The 150-word Review: With Slumdog Millionaire’s explosion into the world’s zeitgeist, modern-day India with its unrestrained energy and its arresting pastiche of colors, textures, and sounds has become a microcosm of globalization. It’s a bridge between the old world and the new. Much like Slumdog, Booker-winning The White Tiger captures this same dynamic, but through the idiosyncratic mind of one unforgettable character.

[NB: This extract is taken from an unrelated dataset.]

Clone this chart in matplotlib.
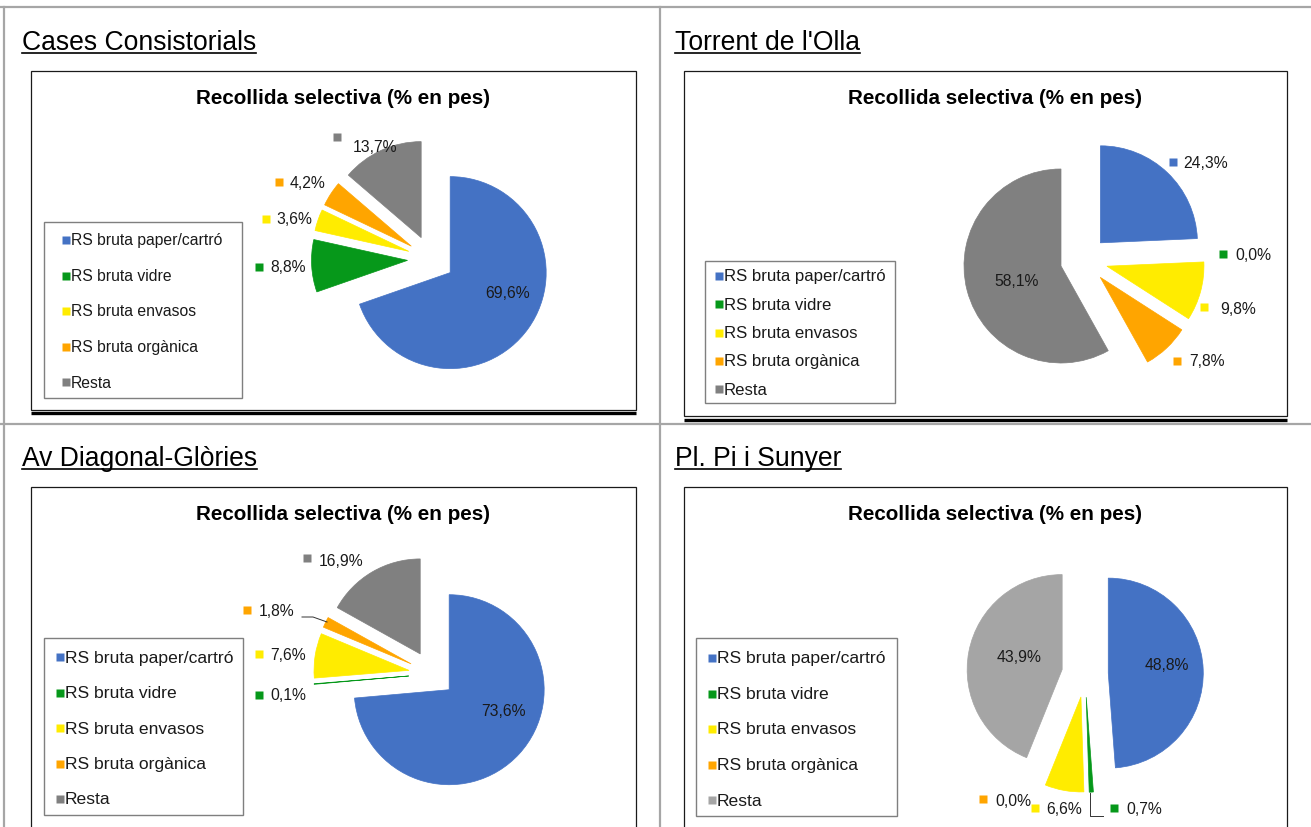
import matplotlib
matplotlib.use('Agg')
import matplotlib.pyplot as plt
from matplotlib.patches import Rectangle

plt.rcParams['font.family'] = ['Liberation Sans', 'DejaVu Sans']

W, H = 1311, 827

# dades
categories = ['RS bruta paper/cartró', 'RS bruta vidre', 'RS bruta envasos',
              'RS bruta orgànica', 'Resta']
site_names = ['Cases Consistorials', "Torrent de l'Olla", 'Av Diagonal-Glòries', 'Pl. Pi i Sunyer']
cases_consistorials = [69.6, 8.8, 3.6, 4.2, 13.7]
torrent_olla = [24.3, 0.0, 9.8, 7.8, 58.1]
diagonal_glories = [73.6, 0.1, 7.6, 1.8, 16.9]
pi_sunyer = [48.8, 0.7, 6.6, 0.0, 43.9]
chart_title = 'Recollida selectiva (% en pes)'

colors = ['#4472C4', '#06981A', '#FFEC00', '#FFA500', '#808080']
colors_pi = ['#4472C4', '#06981A', '#FFEC00', '#FFA500', '#A5A5A5']

# disseny (coordenades en píxels, y cap avall)
panels = [
    dict(values=cases_consistorials, colors=colors,
         title_xy=(22, 50), box=(31, 71, 636, 410), thick_y=413, ctitle_xy=(343, 98),
         center=(431, 259), r=96,
         legend_box=(44, 222, 242, 398), legend_xy=(66, 240), legend_dy=35.5, legend_fs=11.3,
         labels=[('in', (508, 293)), ((259, 267), (270, 268)), ((266, 219), (276, 220)),
                 ((279, 182), (290, 183)), ((337, 137), (353, 147))],
         leader=None),
    dict(values=torrent_olla, colors=colors,
         title_xy=(675, 50), box=(684, 71, 1287, 416), thick_y=420, ctitle_xy=(995, 98),
         center=(1084, 260), r=97,
         legend_box=(705, 261, 895, 403), legend_xy=(719, 276), legend_dy=28.3, legend_fs=12.1,
         labels=[((1173, 162), (1183, 164)), ((1223, 254), (1235, 256)), ((1204, 307), (1220, 310)),
                 ((1177, 361), (1189, 362)), ('in', (1017, 281))],
         leader=None),
    dict(values=diagonal_glories, colors=colors,
         title_xy=(22, 466), box=(31, 487, 636, 845), thick_y=None, ctitle_xy=(343, 514),
         center=(432, 674), r=95,
         legend_box=(44, 638, 243, 815), legend_xy=(60, 657), legend_dy=35.5, legend_fs=12.6,
         labels=[('in', (504, 712)), ((259, 695), (270, 696)), ((259, 654), (270, 656)),
                 ((247, 610), (259, 612)), ((307, 558), (319, 561))],
         leader=[(302, 617), (313, 617), (327, 622)]),
    dict(values=pi_sunyer, colors=colors_pi,
         title_xy=(675, 466), box=(684, 487, 1287, 845), thick_y=None, ctitle_xy=(995, 514),
         center=(1085, 674), r=95,
         legend_box=(696, 638, 897, 816), legend_xy=(712, 658), legend_dy=35.5, legend_fs=12.6,
         labels=[('in', (1167, 666)), ((1114, 808), (1126, 810)), ((1035, 808), (1046, 810)),
                 ((983, 799), (995, 801)), ('in', (1019, 658))],
         leader=[(1090, 793), (1090, 816), (1103, 816)]),
]
explode_frac = 0.245


def Y(y):
    return H - y


def fmt(v):
    return f'{v:.1f}'.replace('.', ',') + '%'


fig = plt.figure(figsize=(W / 100, H / 100), dpi=100)
ax = fig.add_axes([0, 0, 1, 1])

# quadrícula de la taula
grid_c = '#A6A6A6'
ax.plot([0, W], [Y(7), Y(7)], color=grid_c, lw=1.6)
ax.plot([0, W], [Y(424), Y(424)], color=grid_c, lw=1.6)
ax.plot([4, 4], [Y(7), 0], color=grid_c, lw=1.6)
ax.plot([660, 660], [Y(7), 0], color=grid_c, lw=1.6)

title_texts = []
for name, p in zip(site_names, panels):
    # títol de la cel·la (subratllat)
    t = ax.text(p['title_xy'][0], Y(p['title_xy'][1]), name, fontsize=19.1, va='baseline', ha='left')
    title_texts.append((t, p['title_xy']))

    # marc del gràfic
    x0, y0, x1, y1 = p['box']
    ax.add_patch(Rectangle((x0, Y(y1)), x1 - x0, y1 - y0, fill=False, ec='#1A1A1A', lw=0.9))
    if p['thick_y'] is not None:
        ax.plot([x0, x1], [Y(p['thick_y']), Y(p['thick_y'])], color='black', lw=2.4, solid_capstyle='butt')

    ax.text(p['ctitle_xy'][0], Y(p['ctitle_xy'][1]), chart_title, fontsize=14.9,
            fontweight='bold', ha='center', va='center')

    # pastís (explode de matplotlib va en unitats de dades)
    vals = p['values']
    wedges, _ = ax.pie(vals, colors=p['colors'], startangle=90, counterclock=False,
                       explode=[explode_frac * p['r']] * len(vals),
                       center=(p['center'][0], Y(p['center'][1])),
                       radius=p['r'], wedgeprops=dict(linewidth=0))
    for w, c, v in zip(wedges, p['colors'], vals):
        if v > 0:
            w.set_edgecolor(c)
            w.set_linewidth(0.5)

    # etiquetes
    for v, c, lab in zip(vals, p['colors'], p['labels']):
        mk, txy = lab
        if mk == 'in':
            ax.text(txy[0], Y(txy[1]), fmt(v), fontsize=11.3, ha='center', va='center', color='#1A1A1A')
        else:
            ax.plot(mk[0], Y(mk[1]), marker='s', ms=5.6, color=c, mec='none')
            ax.text(txy[0], Y(txy[1]), fmt(v), fontsize=11.3, ha='left', va='center', color='#1A1A1A')
    if p['leader'] is not None:
        ax.plot([q[0] for q in p['leader']], [Y(q[1]) for q in p['leader']], color='#333333', lw=0.7)

    # llegenda
    lx0, ly0, lx1, ly1 = p['legend_box']
    ax.add_patch(Rectangle((lx0, Y(ly1)), lx1 - lx0, ly1 - ly0, fill=False, ec='#7F7F7F', lw=1.0))
    hx, hy = p['legend_xy']
    for i, (cat, c) in enumerate(zip(categories, p['colors'])):
        yy = hy + i * p['legend_dy']
        ax.plot(hx, Y(yy), marker='s', ms=5.6, color=c, mec='none')
        ax.text(hx + 5, Y(yy + 1), cat, fontsize=p['legend_fs'], ha='left', va='center', color='#1A1A1A')

ax.set_xlim(0, W)
ax.set_ylim(0, H)
ax.axis('off')

# subratllat dels títols de cel·la
fig.canvas.draw()
renderer = fig.canvas.get_renderer()
for t, (tx, ty) in title_texts:
    bb = t.get_window_extent(renderer)
    ax.plot([bb.x0, bb.x1], [Y(ty + 3), Y(ty + 3)], color='black', lw=1.2)

fig.savefig('out.png', dpi=100)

In a series of letters to Wen Jiabao, the Premier of the People’s Republic of China, Balram Halwai describes his life’s journey from a peasant lost in the Darkness of rural India to a chauffeur in Delhi to a successful entrepreneur in Bangalore. In a remarkably unrepentant voice (reminiscent of Meursault from Camus’ The Stranger), Balram pontificates on the indignities of the caste system, the shackles of the traditional Indian family, and the chasm between the Haves and the Have-nots–and the horrific means he’s taken to control his own destiny.
You will like this book if you’re a fan of: Salman Rushdie’s Midnight’s Children, outsourcing, a Honda City, chandeliers, Murder Weekly, political corruption, and moral ambiguity.
Cliff Clavinism (stuff that will not make you look cool in a bar): Aravind Adiga was formerly a journalist for the Financial Times and TIME magazine.